There was at that time moving in the highest ranks of English society a Sir John Fleetwood, who realized completely the idea of "a man of wit and pleasure about town." He had served with some distinction in the army, though he had not seen more than thirty summers; was very handsome, very lively, with a smart repartee always ready, a slightly supercilious air towards all men but his own choice companions, and a manner most engaging to all women whom he thought it worth his while to please. He had towards them an easy familiarity which did not in the least savour of vulgar impertinence--a constant display of little attentions, which seemed to show that the person who received them was occupying all his thoughts--a protecting kindness of tone, with a musical voice, and a habit of speaking low. He danced with Margaret the first time she ever appeared at a large party; he danced with her again, and then he obtained an introduction to her father. Mr. Scriven received him coldly, much to the poor girl's mortification--it might almost, indeed, be called repulsively; and as he saw that Margaret was not only surprised by his unusual demeanour to her handsome partner, but more vexed than he could have desired, her father judged it best to explain his motives at once.

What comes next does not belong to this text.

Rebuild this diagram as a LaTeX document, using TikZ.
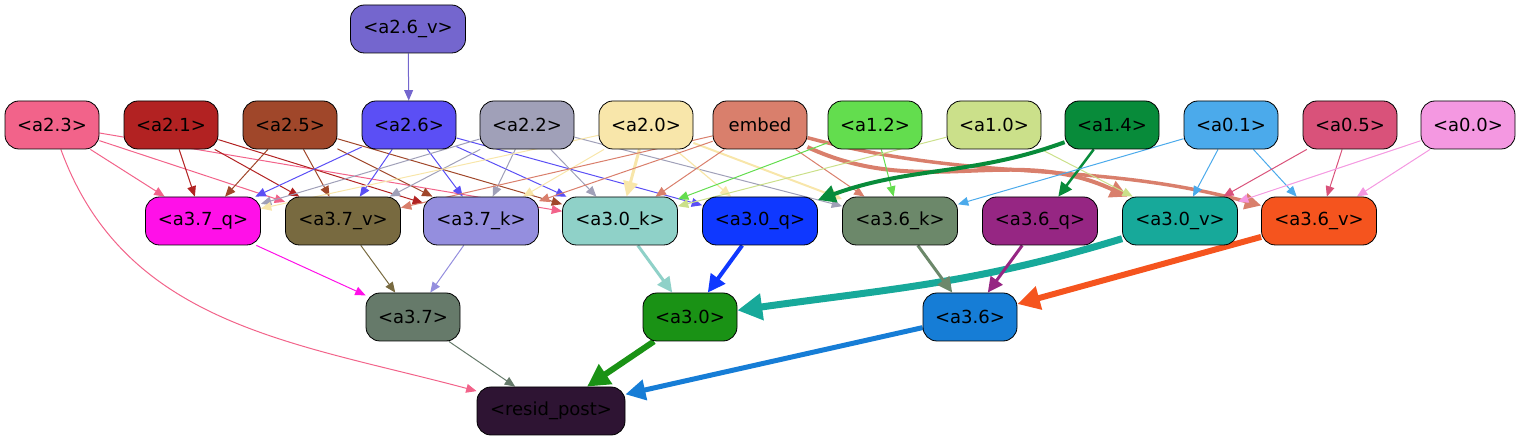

"You were astonished, my love," he said, as they were driving home, "at my coolness towards Sir John Fleetwood; but I do not wish to encourage any intimacy between him and any of my family, and I wish to make him feel at once that it cannot be. I know him, Margaret, to be a bad man, as well as an imprudent man; and I should be incurring too great a responsibility were I to suffer him to visit at my house. He has had every advantage in life--family, fortune, education--and he has misused them all."
Margaret was silent for a moment or two; but then she said--
"How do you wish me then to behave to him when we meet, as must often be the case, I suppose? He will certainly ask me to dance, and then I shall not know how to act after what you have said."
"The customs of society, my dear child, will prevent your refusing to dance with him, unless engaged to another," her father replied; "but I should wish you to be as often engaged as possible, and not to suffer any approach to intimacy that you can avoid."
Margaret to the best of her abilities followed the directions of her father; but she met Sir John Fleetwood often--she danced with him often; and, with the best intentions in the world, what between nervous doubts as to how she should behave on her part, and skill, boldness, and experience upon his, he did not want opportunities of making progress in her regard. Margaret therefore remained unmarried, and reached her twenty-fourth year single, but less blessed than she might well have expected to be.
Two days after her birthday, her father went out to ride in Hyde Park; his horse took fright, ran away, and threw him. Mr. Scriven was brought home little more than an hour after he had set out, with a compound fracture of the thigh. The surgeons said that, with his strong constitution and equable temper, there was no danger; and Mr. Scriven's spirits did not in the least give way. Three or four days after, however, mortification appeared; and he then with perfect calmness informed the medical men that he felt his life was drawing to a close. They endeavoured to persuade him that such was not the case, but there are internal sensations not to be mistaken; and Mr. Scriven sent for his lawyer, and a young gentleman of the name of Hayley, who had been placed in his counting-house some seven or eight years before, by highly respectable but not wealthy relations. Mr. Hayley had conducted himself remarkably well, and had risen to be the chief clerk of Mr. Scriven's house.